ConvergenceRI: In terms of quality of life issues, I know that you’ve been a proponent of potentially seeking to monetize the Providence water system.
ELORZA:
Monetizing it. Selling it is off the table. We would likely lease out the management and operations rights.

ConvergenceRI: How does that fit in with preserving the quality of the water, in terms of safe drinking water?
ELORZA:
There are three principles moving forward. First of all, we’re going to limit the impact on rates; [second,] there can be no compromising on the quality of water; and privatization is off the table, there has to be some kind of public oversight.

These three principles are embedded deeply in the plan that we put forward. The reason why it is important to do this is because if we do nothing, the city is going to die a slow and painful death.

All of the programs and initiatives that we want to invest in around innovation, around sustainability, around anything else, those monies are going to disappear, they are going to dry up, because they will be squeezed out by the increase in pensions.

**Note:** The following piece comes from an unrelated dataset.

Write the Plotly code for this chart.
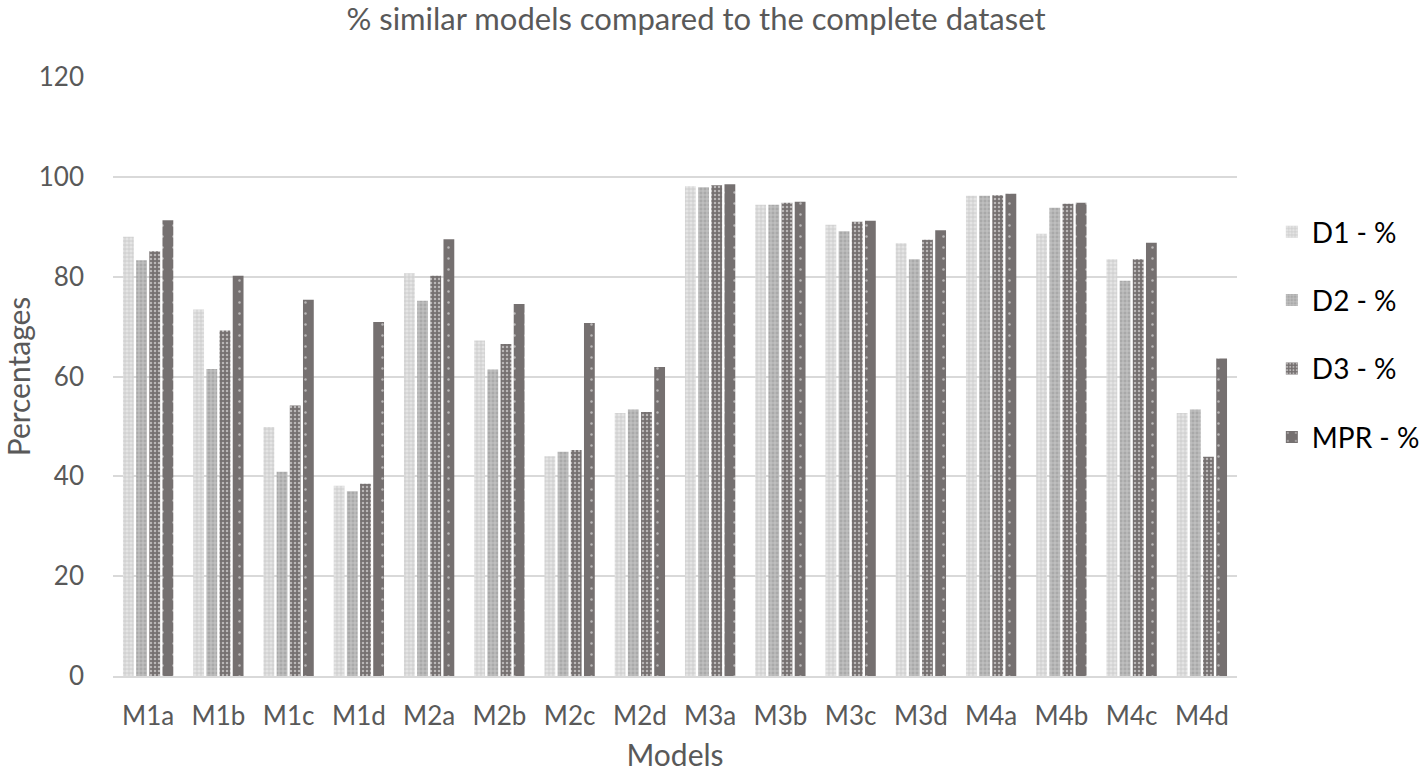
import plotly.graph_objects as go

models = ["M1a", "M1b", "M1c", "M1d", "M2a", "M2b", "M2c", "M2d",
          "M3a", "M3b", "M3c", "M3d", "M4a", "M4b", "M4c", "M4d"]
d1 = [88.0, 73.4, 49.9, 38.1, 80.7, 67.2, 44.0, 52.7,
      98.1, 94.4, 90.4, 86.7, 96.2, 88.6, 83.5, 52.7]
d2 = [83.3, 61.5, 40.9, 37.0, 75.2, 61.4, 44.9, 53.4,
      97.9, 94.4, 89.1, 83.5, 96.2, 93.8, 79.2, 53.4]
d3 = [85.1, 69.2, 54.2, 38.5, 80.2, 66.5, 45.3, 52.9,
      98.3, 94.8, 91.0, 87.4, 96.3, 94.6, 83.5, 43.9]
mpr = [91.3, 80.2, 75.4, 70.9, 87.5, 74.5, 70.7, 61.9,
       98.5, 95.0, 91.2, 89.3, 96.6, 94.8, 86.8, 63.6]

series = [
    ("D1 - %", d1, dict(shape=".", bgcolor="#d2d2d2", fgcolor="#f6f6f6", size=4, solidity=0.5, fillmode="overlay")),
    ("D2 - %", d2, dict(shape="+", bgcolor="#a9a9a9", fgcolor="#ececec", size=4, solidity=0.35, fillmode="overlay")),
    ("D3 - %", d3, dict(shape=".", bgcolor="#757070", fgcolor="#ffffff", size=4, solidity=0.3, fillmode="overlay")),
    ("MPR - %", mpr, dict(shape=".", bgcolor="#757070", fgcolor="#ffffff", size=11, solidity=0.04, fillmode="overlay")),
]

fig = go.Figure()
for name, vals, pat in series:
    fig.add_trace(go.Bar(
        x=models, y=vals, name=name, legendgroup=name,
        marker=dict(color=pat["bgcolor"], pattern=pat, line=dict(width=0)),
    ))

W, H = 1424, 772
font_family = "Lato, 'Open Sans', sans-serif"
fig.update_layout(
    width=W, height=H,
    paper_bgcolor="white", plot_bgcolor="white",
    margin=dict(l=113, r=187, t=77, b=96, autoexpand=False),
    barmode="group", bargap=0.25, bargroupgap=0.18,
    title=dict(text="% similar models compared to the complete dataset",
               x=696 / W, xanchor="center", xref="container",
               y=1 - 19 / H, yanchor="middle", yref="container",
               font=dict(family=font_family, size=31, color="#595959")),
    font=dict(family=font_family, color="#595959"),
    xaxis=dict(title=dict(text="Models", font=dict(size=30, color="#595959"), standoff=19),
               tickfont=dict(size=26, color="#595959"), ticklabelstandoff=16,
               showline=True, linecolor="#d9d9d9", linewidth=1.5, ticks="",
               automargin=False),
    yaxis=dict(title=dict(text="Percentages", font=dict(size=30, color="#595959"), standoff=0),
               range=[0, 120], dtick=20, tickfont=dict(size=26, color="#595959"),
               showgrid=True, gridcolor="#d9d9d9", gridwidth=1.5, zeroline=False,
               ticks="", ticklabelstandoff=28, automargin=False),
    legend=dict(x=1.031, y=0.783, xanchor="left", yanchor="top",
                font=dict(size=28, color="#000000"), tracegroupgap=29,
                itemwidth=30, bgcolor="rgba(0,0,0,0)"),
)

fig.write_html("out.html", config={"displayModeBar": False},
               post_script="document.body.style.margin='0';")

So, we have to do something. Frankly, there is really no other option. There is not other real alternative to help us tackle the scale of the challenge that we have the unfunded pension liability.

That is what we have proposed. In the coming weeks we will be ginning up a number of community conversations specifically about this. I know that folks are very concerned and that they have questions. And, we want to engage with the community, not only about the stage of the city’s long-term finances, but the details of what we’re proposing.

If we do nothing, the city will indeed die a slow and painful death that could lead us back onto the brink of bankruptcy.

And, if we ever find ourselves in bankruptcy court, the first thing that our bankruptcy judge will look to do is to sell our water system.

And they will sell the water on their terms, not on the terms we’ve put together.

Moving forward
The interview with Elorza could certainly become the focal point of more conversation: by state legislators, by environmental advocates, by state agencies concerned with protecting clean water, by reporters covering political beats, and by city residents concerned with the future vision of Providence as an education, innovation, and creative hub.

To do so requires three things: reading, writing and arithmetic. In the words of Stan Lee, “Nuf said.”